Brief: Find the lines with "that" in them and copy them out.
##### Data to process #####
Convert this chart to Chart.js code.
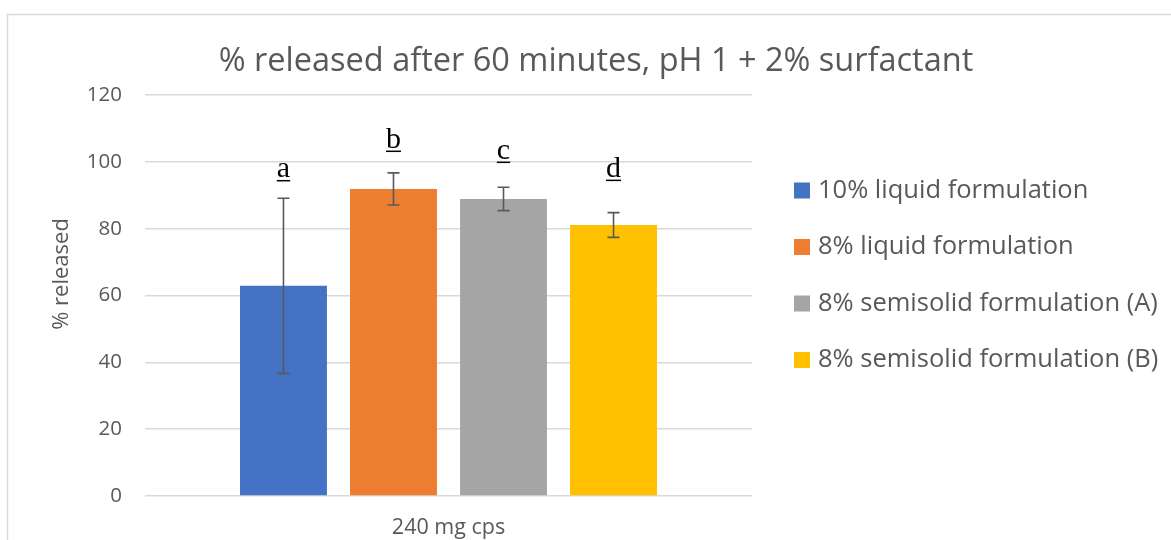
<!DOCTYPE html>
<html lang="en">

<head>
  <meta charset="UTF-8">
  <title>% released after 60 minutes</title>
  <script src="https://cdn.jsdelivr.net/npm/chart.js"></script>
  <style>
    body { margin: 0; background: #ffffff; }
  </style>
</head>

<body>

  <canvas id="releaseChart" width="1171" height="540"></canvas>

<script>

  // values
  const categories = ['240 mg cps'];
  const seriesNames = ['10% liquid formulation', '8% liquid formulation', '8% semisolid formulation (A)', '8% semisolid formulation (B)'];
  const releasedMeans = [62.9, 91.9, 88.9, 81.1];
  const releasedErrors = [26.2, 4.8, 3.5, 3.7];
  const groupLetters = ['a', 'b', 'c', 'd'];
  const letterLevels = [95.4, 104.2, 100.9, 95.5];
  const yMin = 0;
  const yMax = 120;
  const yStep = 20;

  const seriesColors = ['#4472c4', '#ed7d31', '#a5a5a5', '#ffc000'];
  const textGray = '#595959';
  const gridGray = '#d9d9d9';
  const sans = "'Open Sans', sans-serif";

  // one dataset per formulation, all under the single category
  let datasets = [];
  for (let i = 0; i < seriesNames.length; i++) {
    datasets.push({
      label: seriesNames[i],
      data: [releasedMeans[i]],
      errors: [releasedErrors[i]],
      backgroundColor: seriesColors[i],
      categoryPercentage: 0.725,
      barPercentage: 0.79
    });
  }

  // draws the frame, error bars, letters, title, axis title and legend
  const extras = {
    id: 'extras',
    beforeDraw(chart) {
      const ctx = chart.ctx;
      ctx.save();
      ctx.strokeStyle = gridGray;
      ctx.lineWidth = 1.5;
      ctx.strokeRect(7.5, 14.5, 1300, 700);
      ctx.restore();
    },
    afterDatasetsDraw(chart) {
      const ctx = chart.ctx;
      const yScale = chart.scales.y;
      ctx.save();
      chart.data.datasets.forEach(function (ds, i) {
        const bar = chart.getDatasetMeta(i).data[0];
        const v = ds.data[0];
        const err = ds.errors[0];
        const top = yScale.getPixelForValue(v + err);
        const bottom = yScale.getPixelForValue(v - err);
        ctx.strokeStyle = textGray;
        ctx.lineWidth = 1.6;
        ctx.beginPath();
        ctx.moveTo(bar.x, top);
        ctx.lineTo(bar.x, bottom);
        ctx.moveTo(bar.x - 6, top);
        ctx.lineTo(bar.x + 6, top);
        ctx.moveTo(bar.x - 6, bottom);
        ctx.lineTo(bar.x + 6, bottom);
        ctx.stroke();

        // significance letter, underlined
        const ly = yScale.getPixelForValue(letterLevels[i]);
        ctx.font = "30px 'Liberation Serif', serif";
        ctx.fillStyle = '#000000';
        ctx.textAlign = 'center';
        ctx.textBaseline = 'alphabetic';
        ctx.fillText(groupLetters[i], bar.x, ly);
        const w = ctx.measureText(groupLetters[i]).width;
        ctx.strokeStyle = '#000000';
        ctx.lineWidth = 1.5;
        ctx.beginPath();
        ctx.moveTo(bar.x - w / 2, ly + 3.5);
        ctx.lineTo(bar.x + w / 2, ly + 3.5);
        ctx.stroke();
      });
      ctx.restore();
    },
    afterDraw(chart) {
      const ctx = chart.ctx;
      ctx.save();
      ctx.fillStyle = textGray;

      // title
      ctx.font = '32.5px ' + sans;
      ctx.textAlign = 'center';
      ctx.textBaseline = 'alphabetic';
      ctx.fillText('% released after 60 minutes, pH 1 + 2% surfactant', 596, 71);

      // y axis title
      ctx.save();
      ctx.translate(62, 274);
      ctx.rotate(-Math.PI / 2);
      ctx.font = '22px ' + sans;
      ctx.textBaseline = 'middle';
      ctx.fillText('% released', 0, 0);
      ctx.restore();

      // legend
      ctx.font = '25.5px ' + sans;
      ctx.textAlign = 'left';
      ctx.textBaseline = 'middle';
      chart.data.datasets.forEach(function (ds, i) {
        const y = 190.5 + i * 56.5;
        ctx.fillStyle = ds.backgroundColor;
        ctx.fillRect(794, y - 8, 16, 16);
        ctx.fillStyle = textGray;
        ctx.fillText(ds.label, 818, y);
      });
      ctx.restore();
    }
  };

  const config = {
    type: 'bar',
    data: {
      labels: categories,
      datasets: datasets
    },
    options: {
      responsive: false,
      animation: false,
      layout: {
        padding: { top: 95, right: 419, bottom: 0, left: 0 }
      },
      plugins: {
        legend: { display: false },
        title: { display: false },
        tooltip: { enabled: false }
      },
      scales: {
        x: {
          grid: { display: false, drawTicks: false },
          border: { display: false },
          ticks: { color: textGray, font: { family: sans, size: 21.5 }, padding: 19 },
          afterFit(scale) { scale.height = 44; }
        },
        y: {
          min: yMin,
          max: yMax,
          ticks: { stepSize: yStep, color: textGray, font: { family: sans, size: 20.5 }, padding: 23 },
          grid: { color: gridGray, lineWidth: 1.5, drawTicks: false },
          border: { display: false },
          afterFit(scale) { scale.width = 145; }
        }
      }
    },
    plugins: [extras]
  };

  let releaseChart = new Chart(
    document.getElementById('releaseChart'),
    config
  );

</script>

</body>

</html>
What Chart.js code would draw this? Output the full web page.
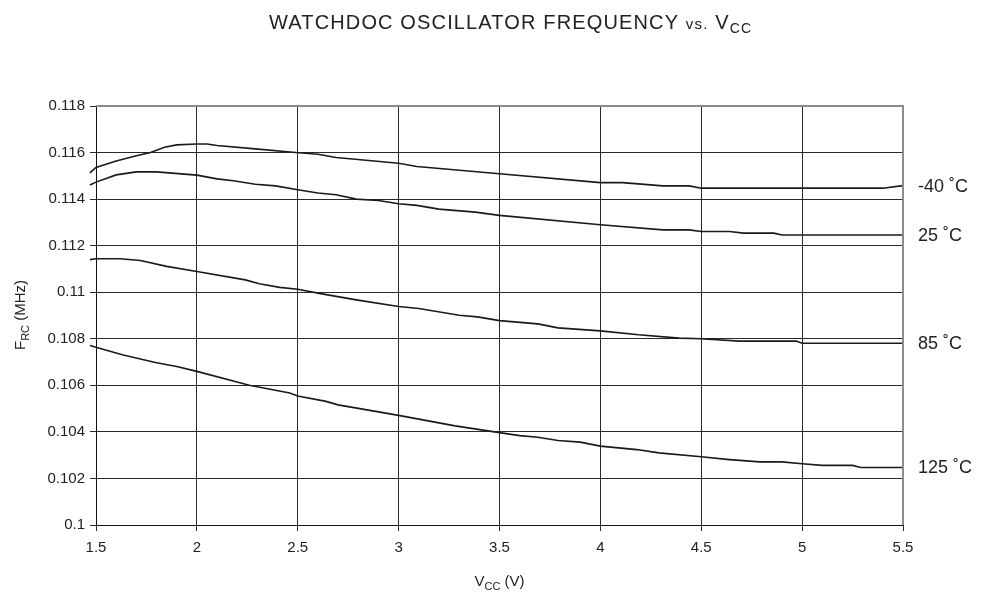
<!DOCTYPE html>
<html>
<head>
<meta charset="utf-8">
<script src="https://cdn.jsdelivr.net/npm/chart.js@4.4.0/dist/chart.umd.min.js"></script>
<style>
html, body { margin: 0; padding: 0; background: #fff; }
#wrap { width: 991px; height: 608px; }
</style>
</head>
<body>
<div id="wrap"><canvas id="chart" width="991" height="608"></canvas></div>
<script>
'use strict'

/**
 * Data
 */

const tempLabels = ['-40 ˚C', '25 ˚C', '85 ˚C', '125 ˚C'];
const xTickLabels = ['1.5', '2', '2.5', '3', '3.5', '4', '4.5', '5', '5.5'];
const yTickLabels = ['0.1', '0.102', '0.104', '0.106', '0.108', '0.11', '0.112', '0.114', '0.116', '0.118'];

const vccM40 = [1.47, 1.5, 1.6, 1.7, 1.77, 1.84, 1.9, 2.0, 2.05, 2.1, 2.29, 2.49, 2.6, 2.69, 3.0, 3.09, 3.5, 4.0, 4.11, 4.31, 4.44, 4.5, 5.0, 5.4, 5.5];
const freqM40 = [0.11513, 0.11536, 0.11564, 0.11586, 0.1160, 0.11623, 0.11633, 0.11637, 0.11637, 0.1163, 0.11616, 0.1160, 0.11593, 0.11579, 0.11554, 0.1154, 0.11509, 0.11471, 0.11471, 0.11457, 0.11457, 0.11447, 0.11447, 0.11447, 0.11458];

const vcc25 = [1.47, 1.5, 1.6, 1.7, 1.8, 2.0, 2.1, 2.18, 2.29, 2.39, 2.5, 2.6, 2.69, 2.79, 2.9, 3.0, 3.09, 3.2, 3.38, 3.5, 4.0, 4.31, 4.44, 4.5, 4.64, 4.71, 4.86, 4.9, 5.5];
const freq25 = [0.11461, 0.11473, 0.11504, 0.11517, 0.11517, 0.11503, 0.11487, 0.11479, 0.11464, 0.11457, 0.1144, 0.11426, 0.11419, 0.114, 0.11394, 0.1138, 0.11373, 0.11357, 0.11344, 0.1133, 0.1129, 0.11268, 0.11268, 0.11261, 0.11261, 0.11254, 0.11254, 0.11246, 0.11246];

const vcc85 = [1.47, 1.5, 1.62, 1.72, 1.85, 2.0, 2.24, 2.31, 2.41, 2.5, 2.62, 2.79, 3.0, 3.1, 3.3, 3.39, 3.5, 3.69, 3.79, 4.0, 4.19, 4.39, 4.5, 4.69, 4.97, 5.0, 5.5];
const freq85 = [0.1114, 0.11144, 0.11144, 0.11136, 0.11111, 0.11089, 0.11053, 0.11036, 0.11021, 0.11013, 0.10993, 0.10967, 0.10939, 0.1093, 0.10901, 0.10894, 0.10878, 0.10864, 0.10847, 0.10834, 0.10817, 0.10803, 0.108, 0.1079, 0.1079, 0.10781, 0.10781];

const vcc125 = [1.47, 1.5, 1.63, 1.8, 1.9, 2.0, 2.26, 2.46, 2.5, 2.64, 2.7, 3.0, 3.28, 3.5, 3.6, 3.69, 3.79, 3.9, 4.0, 4.18, 4.29, 4.5, 4.64, 4.79, 4.9, 5.0, 5.1, 5.25, 5.29, 5.5];
const freq125 = [0.10771, 0.10764, 0.10731, 0.10697, 0.10681, 0.1066, 0.106, 0.10567, 0.10554, 0.10531, 0.10516, 0.10471, 0.10426, 0.10397, 0.10384, 0.10377, 0.10363, 0.10356, 0.10339, 0.10324, 0.1031, 0.10293, 0.10281, 0.10271, 0.10271, 0.10263, 0.10256, 0.10256, 0.10247, 0.10247];

const FONT = '"Liberation Sans", Arial, sans-serif';

function toPoints(xs, ys) {
    return xs.map(function (x, i) { return { x: x, y: ys[i] }; });
}

function curve(label, xs, ys) {
    return {
        label: label,
        data: toPoints(xs, ys),
        borderColor: '#1a1a1a',
        borderWidth: 1.6,
        pointRadius: 0,
        tension: 0,
        fill: false,
        clip: { left: 8, top: 0, right: 0, bottom: 0 }
    };
}

// draws text pieces in a row, some of them subscripted
// fitWidth (optional) spreads the letters so the whole row gets that width
function drawRich(ctx, parts, x, y, align, fitWidth) {
    let total = 0, chars = 0;
    ctx.letterSpacing = '0px';
    parts.forEach(function (p) {
        ctx.font = p.size + 'px ' + FONT;
        p.w = ctx.measureText(p.text).width;
        total += p.w;
        chars += p.text.length;
    });
    let spacing = 0;
    if (fitWidth && chars > 1) {
        spacing = (fitWidth - total) / (chars - 1);
        total = fitWidth;
    }
    let cx = align === 'center' ? x - total / 2 : x;
    ctx.textAlign = 'left';
    ctx.textBaseline = 'alphabetic';
    ctx.letterSpacing = spacing + 'px';
    parts.forEach(function (p) {
        ctx.font = p.size + 'px ' + FONT;
        ctx.fillText(p.text, cx, y + (p.dy || 0));
        cx += p.w + spacing * p.text.length;
    });
    ctx.letterSpacing = '0px';
}

const decorations = {
    id: 'decorations',
    afterDraw: function (chart) {
        const ctx = chart.ctx;
        const area = chart.chartArea;
        const yScale = chart.scales.y;
        ctx.save();

        // gray frame on top and right
        ctx.strokeStyle = '#8c8c8c';
        ctx.lineWidth = 2;
        ctx.beginPath();
        ctx.moveTo(area.left, area.top);
        ctx.lineTo(area.right, area.top);
        ctx.lineTo(area.right, area.bottom);
        ctx.stroke();

        ctx.fillStyle = '#222';

        // title
        drawRich(ctx, [
            { text: 'WATCHDOC OSCILLATOR FREQUENCY ', size: 20 },
            { text: 'vs.', size: 15 },
            { text: ' V', size: 20 },
            { text: 'CC', size: 14, dy: 4 }
        ], 510, 29, 'center', 482);

        // x axis title
        drawRich(ctx, [
            { text: 'V', size: 15 },
            { text: 'CC', size: 11, dy: 4 },
            { text: ' (V)', size: 15 }
        ], (area.left + area.right) / 2, 586, 'center');

        // y axis title
        ctx.save();
        ctx.translate(25, 315);
        ctx.rotate(-Math.PI / 2);
        drawRich(ctx, [
            { text: 'F', size: 15 },
            { text: 'RC', size: 11, dy: 4 },
            { text: ' (MHz)', size: 15 }
        ], 0, 0, 'center');
        ctx.restore();

        // curve labels at the right end
        ctx.font = '18px ' + FONT;
        ctx.textAlign = 'left';
        ctx.textBaseline = 'middle';
        chart.data.datasets.forEach(function (ds) {
            const last = ds.data[ds.data.length - 1];
            ctx.fillText(ds.label, area.right + 15, yScale.getPixelForValue(last.y) + 1);
        });

        ctx.restore();
    }
};

let ctx = document.getElementById('chart');
let myChart = new Chart(ctx, {
    type: 'line',
    data: {
        datasets: [
            curve(tempLabels[0], vccM40, freqM40),
            curve(tempLabels[1], vcc25, freq25),
            curve(tempLabels[2], vcc85, freq85),
            curve(tempLabels[3], vcc125, freq125)
        ]
    },
    options: {
        responsive: false,
        animation: false,
        layout: { padding: { top: 106, right: 88, left: 0, bottom: 0 } },
        plugins: {
            legend: { display: false },
            tooltip: { enabled: false }
        },
        scales: {
            x: {
                type: 'linear',
                min: 1.5,
                max: 5.5,
                afterFit: function (scale) { scale.height = 83; },
                ticks: {
                    stepSize: 0.5,
                    color: '#222',
                    padding: 8,
                    maxRotation: 0,
                    font: { family: FONT, size: 15 },
                    callback: function (value, index) { return xTickLabels[index]; }
                },
                grid: { color: '#2a2a2a', lineWidth: 1, tickLength: 6 },
                border: { color: '#111', width: 1 }
            },
            y: {
                min: 0.1,
                max: 0.118,
                afterFit: function (scale) { scale.width = 96; },
                ticks: {
                    stepSize: 0.002,
                    color: '#222',
                    padding: 5,
                    font: { family: FONT, size: 15 },
                    callback: function (value, index) { return yTickLabels[index]; }
                },
                grid: { color: '#2a2a2a', lineWidth: 1, tickLength: 6 },
                border: { color: '#111', width: 1 }
            }
        }
    },
    plugins: [decorations]
});
</script>
</body>
</html>
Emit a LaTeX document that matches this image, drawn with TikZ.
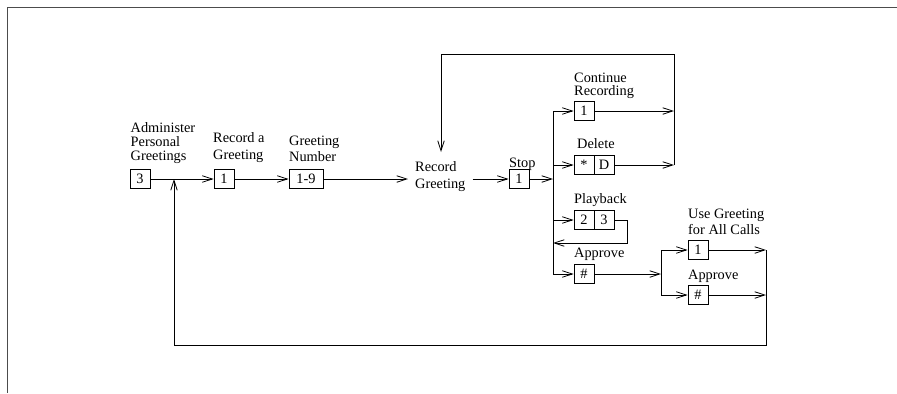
#####
Complete output:
// fitWidth (optional) spreads the letters so the whole row gets that width
Emit a LaTeX document that matches this image, drawn with TikZ.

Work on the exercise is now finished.